> On Oct 18, 2019, at 9:10 PM, Richard Yao <r...@gentoo.org> wrote:
>
>
>>> On Oct 18, 2019, at 4:49 PM, Michał Górny <mgo...@gentoo.org> wrote:
>> On Fri, 2019-10-18 at 15:53 -0400, Richard Yao wrote:
>>>>>>>> On Oct 18, 2019, at 9:42 AM, Michał Górny <mgo...@gentoo.org> wrote:
>>>>>>> Hi, everybody.
>>>>>>> It is my pleasure to announce that yesterday (EU) evening we've switched
>>>>>>> to a new distfile mirror layout. Users will be switching to the new
>>>>>>> layout either as they upgrade Portage to 2.3.77 or -- if they upgraded
>>>>>>> already -- as their caches expire (24hrs).
>>>>>>> The new layout is mostly a bow towards mirror admins, for some of whom
>>>>>>> having a 60000+ files in a single directory have been a problem.
>>>>>>> However, I suppose some of you also found e.g. the directory index
>>>>>>> hardly usable due to its size.
>>> This sounds like a filesystem issue. Do we know which filesystems are
>>> suffering?
>>> ZFS should be fine.
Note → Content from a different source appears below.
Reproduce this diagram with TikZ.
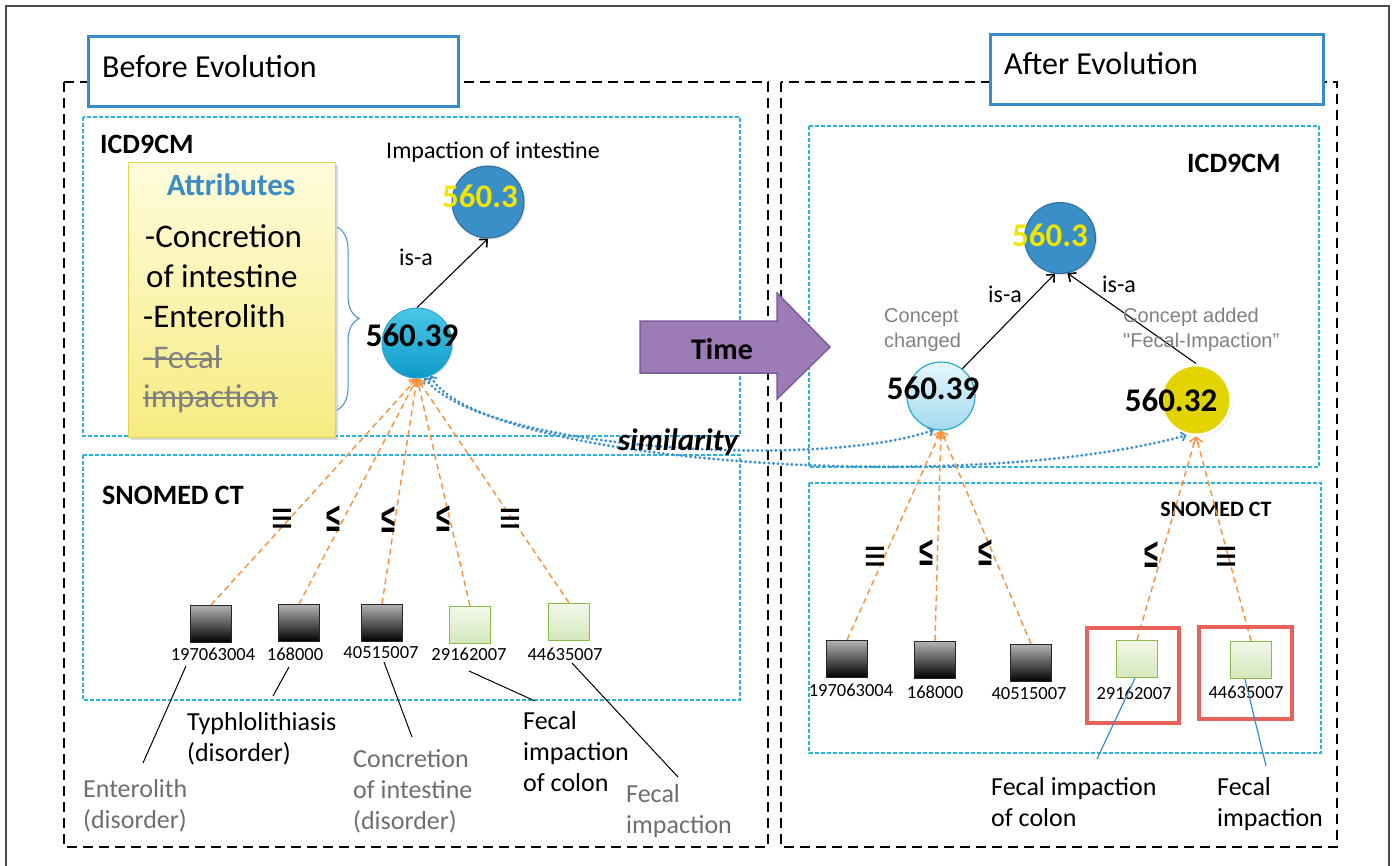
\documentclass[tikz,border=0pt]{standalone}
\usepackage{fontspec}
\setmainfont{Carlito}
\newfontfamily\arialf{Liberation Sans}
\usetikzlibrary{arrows.meta,decorations.pathreplacing,shadows}
\definecolor{frameblue}{HTML}{3A8CC8}
\definecolor{cyanbox}{HTML}{2BB3DF}
\definecolor{orangeA}{HTML}{F7913D}
\definecolor{simblue}{HTML}{3A8FD0}
\definecolor{darkblue}{HTML}{3A8FC9}
\definecolor{darkblueedge}{HTML}{2B6E9E}
\definecolor{greyT}{HTML}{6E6E6E}
\definecolor{purpleF}{HTML}{9D7CB6}
\definecolor{purpleE}{HTML}{7B5C9C}
\definecolor{redbox}{HTML}{E8625A}
\definecolor{yelT}{HTML}{F2E500}
\definecolor{yelC}{HTML}{E2D400}
\definecolor{cyanTop}{HTML}{4CC6E8}
\definecolor{cyanBot}{HTML}{0E9BC8}
\definecolor{cyanEdge}{HTML}{1B9CC4}
\definecolor{lcTop}{HTML}{E6F6FC}
\definecolor{lcBot}{HTML}{A3DAEF}
\definecolor{lcEdge}{HTML}{2AA9CF}
\definecolor{grTop}{HTML}{F2F7EA}
\definecolor{grBot}{HTML}{D3E7BA}
\definecolor{grEdge}{HTML}{8CBB4C}
\definecolor{ylTop}{HTML}{FFFCDD}
\definecolor{ylBot}{HTML}{F6EB80}
\definecolor{ylEdge}{HTML}{E3D34E}
\newcommand\fsz[2]{\fontsize{#1}{#2}\selectfont}
\newcommand\relLeq{\scalebox{0.85}[1.35]{≤}}
\newcommand\relEqv{\scalebox{1.25}[1.5]{≡}}
\begin{document}
\begin{tikzpicture}[x=1pt,y=-1pt,
  titlebox/.style={draw=frameblue, line width=3pt, fill=white, inner sep=0pt},
  bigdash/.style={draw=black, line width=2.6pt, dash pattern=on 10pt off 6pt},
  ontobox/.style={draw=cyanbox, line width=1.3pt, dash pattern=on 4pt off 2pt},
  circdark/.style={circle, inner sep=0pt, minimum size=72pt, fill=darkblue, draw=darkblueedge, line width=1pt,
     drop shadow={opacity=0.25, shadow xshift=1.5pt, shadow yshift=-1.5pt}},
  circcyan/.style={circle, inner sep=0pt, minimum size=70pt, top color=cyanTop, bottom color=cyanBot, draw=cyanEdge, line width=0.8pt,
     drop shadow={opacity=0.25, shadow xshift=1.5pt, shadow yshift=-1.5pt}},
  circlight/.style={circle, inner sep=0pt, minimum size=68pt, top color=lcTop, bottom color=lcBot, draw=lcEdge, line width=1.2pt},
  circyel/.style={circle, inner sep=0pt, minimum size=70pt, fill=yelC, draw=white, line width=3pt,
     drop shadow={opacity=0.3, shadow xshift=1.5pt, shadow yshift=-1.5pt}},
  numlab/.style={font=\fsz{33}{38}\bfseries, inner sep=0pt},
  yellab/.style={font=\fsz{33}{38}\bfseries, text=yelT, inner sep=0pt},
  blksq/.style={rectangle, minimum width=41pt, minimum height=37pt, inner sep=0pt, top color=black!30, bottom color=black, draw=black!85, line width=1pt},
  grnsq/.style={rectangle, minimum width=41pt, minimum height=37pt, inner sep=0pt, top color=grTop, bottom color=grBot, draw=grEdge, line width=1.3pt},
  idlab/.style={font=\fsz{18.5}{22}, inner sep=0pt},
  rel/.style={font=\arialf\bfseries\fsz{30}{34}, inner sep=0pt},
  oarr/.style={draw=orangeA, line width=1.4pt, dash pattern=on 6pt off 4pt, -{Straight Barb[length=6pt,width=10pt,line width=1.4pt]}},
  isa/.style={draw=black, line width=1.1pt, -{Straight Barb[length=6pt,width=11pt,line width=1.6pt]}},
  simarr/.style={draw=simblue, line width=3.2pt, line cap=round, dash pattern=on 0.01pt off 4.6pt,
     {Straight Barb[length=4pt,width=9pt,line width=1.8pt]}-{Straight Barb[length=4pt,width=9pt,line width=1.8pt]}},
  callout/.style={draw=black, line width=1pt},
  bcallout/.style={draw=frameblue, line width=1.2pt},
  ltext/.style={font=\fsz{26}{31}, align=left, inner sep=0pt, anchor=base west},
  redbx/.style={draw=redbox, line width=3.5pt, inner sep=0pt},
  strike/.style={draw=black!50, line width=1.3pt}
]
\useasboundingbox (0,0) rectangle (1395,865);
% outer frame
\draw[draw=black!70, line width=1.5pt] (6,866) -- (6,6) -- (1389,6) -- (1389,866);
% big dashed panels
\draw[bigdash] (64,82) rectangle (768,847);
\draw[bigdash] (781,82) rectangle (1337,847);
% ontology boxes
\draw[ontobox] (83,117) rectangle (740,436);
\draw[ontobox] (83,455) rectangle (740,700);
\draw[ontobox] (809,126) rectangle (1319,467);
\draw[ontobox] (809,483) rectangle (1321,753);
% title boxes
\node[titlebox, minimum width=370pt, minimum height=70pt, anchor=north west] (before) at (87,35) {};
\node[font=\fsz{32}{38}, anchor=base west, inner sep=0pt] (beforet) at (102,77) {Before Evolution};
\node[titlebox, minimum width=333pt, minimum height=70pt, anchor=north west] (after) at (989,33) {};
\node[font=\fsz{32}{38}, anchor=base west, inner sep=0pt] (aftert) at (1004,74) {After Evolution};
% ICD labels
\node[font=\fsz{28}{32}\bfseries, anchor=base west, inner sep=0pt] (icdl) at (100,153) {ICD9CM};
\node[font=\fsz{28}{32}\bfseries, anchor=base west, inner sep=0pt] (icdr) at (1187,172) {ICD9CM};
\node[font=\fsz{28}{32}\bfseries, inner sep=0pt] (snol) at (173,495) {SNOMED CT};
\node[font=\fsz{22}{26}\bfseries, inner sep=0pt] (snor) at (1216,509) {SNOMED CT};
% attributes box
\node[rectangle, minimum width=207pt, minimum height=275pt, anchor=north west, inner sep=0pt,
  top color=ylTop, bottom color=ylBot, draw=ylEdge, line width=1.2pt,
  drop shadow={opacity=0.3, shadow xshift=2pt, shadow yshift=-2pt}] (attr) at (128,162) {};
\node[font=\fsz{31}{36}\bfseries, text=frameblue, anchor=base, inner sep=0pt] (attrt) at (231,195) {Attributes};
\node[font=\fsz{33}{40}, anchor=base west, inner sep=0pt] (a1) at (145,247) {-Concretion};
\node[font=\fsz{33}{40}, anchor=base west, inner sep=0pt] (a2) at (146,287) {of intestine};
\node[font=\fsz{33}{40}, anchor=base west, inner sep=0pt] (a3) at (143,327) {-Enterolith};
\node[font=\fsz{33}{40}, anchor=base west, inner sep=0pt, text=black!50] (a4) at (143,368) {-Fecal};
\node[font=\fsz{33}{40}, anchor=base west, inner sep=0pt, text=black!50] (a5) at (143,407) {impaction};
\draw[strike] ([yshift=9pt]a4.base west) -- ([yshift=9pt]a4.base east);
\draw[strike] ([yshift=9pt]a5.base west) -- ([yshift=9pt]a5.base east);
\coordinate (br1) at (337,227);
\coordinate (br2) at (337,410);
\draw[simblue, line width=1pt, decorate, decoration={brace, amplitude=22pt}] (br1) -- (br2);
% similarity curves
\node[circcyan] (c39l) at (417,343) {};
\node[circlight] (c39r) at (941,396) {};
\node[circyel] (c32) at (1196,400) {};
\draw[simarr] (c39l.282) .. controls (480,450) and (820,470) .. (c39r.258);
\draw[simarr] (c39l.292) .. controls (480,462) and (960,497) .. (c32.255);
\node[font=\fsz{31}{36}\bfseries\itshape, anchor=base, inner sep=0pt] (sim) at (678,450) {similarity};
% left nodes
\node[circdark] (c3l) at (488,202) {};
\node[yellab] (c3lt) at (480,196) {560.3};
\node[numlab] (c39lt) at (412,335) {560.39};
\node[font=\fsz{24}{28}, anchor=base, inner sep=0pt] (imp) at (493,158) {Impaction of intestine};
\draw[isa] (c39l.north) -- (c3l.south);
\node[font=\fsz{24}{28}, anchor=base, inner sep=0pt] (isal) at (416,265) {is-a};
% left squares
\node[blksq] (s1l) at (211,624) {};
\node[blksq] (s2l) at (299,623) {};
\node[blksq] (s3l) at (382,623) {};
\node[grnsq] (s4l) at (470,625) {};
\node[grnsq] (s5l) at (569,622) {};
\node[idlab] (n1l) at (213,654) {197063004};
\node[idlab] (n2l) at (295,654) {168000};
\node[idlab] (n3l) at (381,653) {40515007};
\node[idlab] (n4l) at (469,654) {29162007};
\node[idlab] (n5l) at (565,654) {44635007};
\foreach \s in {s1l,s2l,s3l,s4l,s5l} \draw[oarr] (\s.north) -- (c39l.south);
\node[rel] (r1l) at (282,521) {\relEqv};
\node[rel] (r2l) at (333,519) {\relLeq};
\node[rel] (r3l) at (388,520) {\relLeq};
\node[rel] (r4l) at (443,519) {\relLeq};
\node[rel] (r5l) at (510,521) {\relEqv};
% left callouts
\node[ltext, text=greyT] (t1l) at (83,828) {Enterolith\\(disorder)};
\node[ltext] (t2l) at (187,761) {Typhlolithiasis\\(disorder)};
\node[ltext, text=greyT] (t3l) at (353,829) {Concretion\\of intestine\\(disorder)};
\node[ltext] (t4l) at (523,791) {Fecal\\impaction\\of colon};
\node[ltext, text=greyT] (t5l) at (626,833) {Fecal\\impaction};
\coordinate (k1a) at (186,666); \coordinate (k1b) at (143,763);
\coordinate (k2a) at (289,667); \coordinate (k2b) at (273,696);
\coordinate (k3a) at (384,662); \coordinate (k3b) at (412,737);
\coordinate (k4a) at (469,671); \coordinate (k4b) at (535,701);
\coordinate (k5a) at (572,663); \coordinate (k5b) at (678,777);
\foreach \i in {1,...,5} \draw[callout] (k\i a) -- (k\i b);
% right nodes
\node[circdark, minimum size=71pt] (c3r) at (1060,238) {};
\node[yellab] (c3rt) at (1050,235) {560.3};
\node[numlab] (c39rt) at (933,388) {560.39};
\node[numlab] (c32t) at (1171,400) {560.32};
\draw[isa] (c39r.52) -- (c3r.262);
\draw[isa] (c32.north) -- (c3r.282);
\node[font=\fsz{24}{28}, anchor=base, inner sep=0pt] (isar1) at (1005,302) {is-a};
\node[font=\fsz{24}{28}, anchor=base, inner sep=0pt] (isar2) at (1119,292) {is-a};
\node[font=\arialf\fsz{20}{25}, text=black!50, align=left, anchor=base west, inner sep=0pt] (cc) at (884,347) {Concept\\changed};
\node[font=\arialf\fsz{20}{25}, text=black!50, align=left, anchor=base west, inner sep=0pt] (ca) at (1123,347) {Concept added\\"Fecal-Impaction”};
% right squares
\node[blksq] (s1r) at (847,659) {};
\node[blksq] (s2r) at (935,660) {};
\node[blksq] (s3r) at (1031,663) {};
\node[grnsq] (s4r) at (1137,659) {};
\node[grnsq] (s5r) at (1251,660) {};
\node[idlab] (n1r) at (851,690) {197063004};
\node[idlab] (n2r) at (935,692) {168000};
\node[idlab] (n3r) at (1029,694) {40515007};
\node[idlab] (n4r) at (1134,693) {29162007};
\node[idlab] (n5r) at (1246,692) {44635007};
\foreach \s in {s1r,s2r,s3r} \draw[oarr] (\s.north) -- (c39r.south);
\foreach \s in {s4r,s5r} \draw[oarr] (\s.north) -- (c32.south);
\node[rel] (r1r) at (875,559) {\relEqv};
\node[rel] (r2r) at (926,553) {\relLeq};
\node[rel] (r3r) at (985,553) {\relLeq};
\node[rel] (r4r) at (1151,555) {\relLeq};
\node[rel] (r5r) at (1226,559) {\relEqv};
\node[redbx, minimum width=92pt, minimum height=95pt] (rb1) at (1133,675.5) {};
\node[redbx, minimum width=93pt, minimum height=92pt] (rb2) at (1245.5,673) {};
\node[ltext] (t4r) at (991,826) {Fecal impaction\\of colon};
\node[ltext] (t5r) at (1217,826) {Fecal\\impaction};
\coordinate (m4b) at (1097,759);
\coordinate (m5b) at (1266,766);
\draw[bcallout] ([xshift=-2pt]s4r.south) -- (m4b);
\draw[bcallout] ([xshift=-6pt]s5r.south) -- (m5b);
% time arrow
\draw[fill=purpleF, draw=purpleE, line width=1.5pt] (640,321) -- (777,321) -- (777,293) -- (830,347) -- (777,399) -- (777,373) -- (640,373) -- cycle;
\node[font=\fsz{30}{34}\bfseries, inner sep=0pt] (time) at (722,349) {Time};
\end{tikzpicture}
\end{document}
I believe ext2/ext3 have problems with this many files.
>>> ext4 is probably okay, but don’t quote me on that.
>> Ext2, VFAT and NTFS were mentioned on the bug [1], though I suppose this
>> may apply only to older ntfs versions. NFS has been mentioned too.
>
> ext2 and vfat are not surprises to me (outside of the idea that anyone would
> use them for a mirror). NTFS and NFS are though.
>> However, just because modern filesystems can handle them efficiently, it
>> doesn't mean having directories that huge comes with zero cost.
> While I am okay with the change, what do you mean when you say that having
> huge directories does not come with zero cost?
>
> Filesystems with O(1) directory lookups like ZFS would probably be hurt by
> this, but the impact should be negligible. Filesystems with O(log n)
> directory lookups would see faster directory lookups.
>
> Outside of directory lookups, this could speed up up searches and sort
> operations when listing everything with just about any filesystem benefiting
> from the improvement.
>
> Listing directories on such filesystems should not benefit from this unless
> you are using ls where the default behavior is to sort the directory contents
> (which is where the improvement when sorting comes into play). The need to
> sort the directory contents by default keeps ls from displaying anything
> until it has scanned the entire directory. The asymptotic complexity of a
> fast comparison based sort improves in this situation from O(nlogn) to
> O(nlog(n/b)) provided that you sort each subdirectory independently. A
> further speed up could be obtained by doing multithreading to parallelize the
> sort operations.
I read your original email late at night and I misread the description of how
this works.
At an initial glance, I thought we were doing a prefix approach (with the
caveat that buckets are unbalanced). In reality, we are doing a cryptographic
hash of the filenames.
That would keep all buckets balanced, which gives the best directory lookup
times on O(log n) lookup filesystems, but I think there is something to be
gained from using the less optimal approach of using filename prefixes:
* some regex searches on distfiles can be accelerated
* generating a sorted list of all distfiles becomes asymptotically faster
* it is easy for a user to find all versions of a given distfile
* no need to calculate a cryptographic hash
I realize that I am late to propose it, but could we consider a switch to this
alternative arrangement?
The bulk of the performance gain should be realized with either approach.
> Since I know someone will call me out on that comment, I will explain. Each
> bucket has roughly n/b items in it where n is the total number and b is the
> number of buckets. Sorting one bucket is O(n/b * log(n/b)). Loop to sort each
> of the b buckets. The buckets are pre-sorted by prefix, so the result is now
> sorted. You therefore get O(nlog(n/b)) time complexity out of an O(nlogn)
> comparison sort on this very special case where you call it multiple times on
> data that has been persorted by prefix into buckets.
>
> Is there any other benefit to this or did I get everything?
>
> By the way, it is offtopic for the thread, but it occurs to me that a hybrid
> of radix sort and A comparison based sort could give us a general sorting
> algorithm that is asymptotically faster than O(nlogn).
>> [1] https://bugs.gentoo.org/534528
>> --
>> Best regards,
>> Michał Górny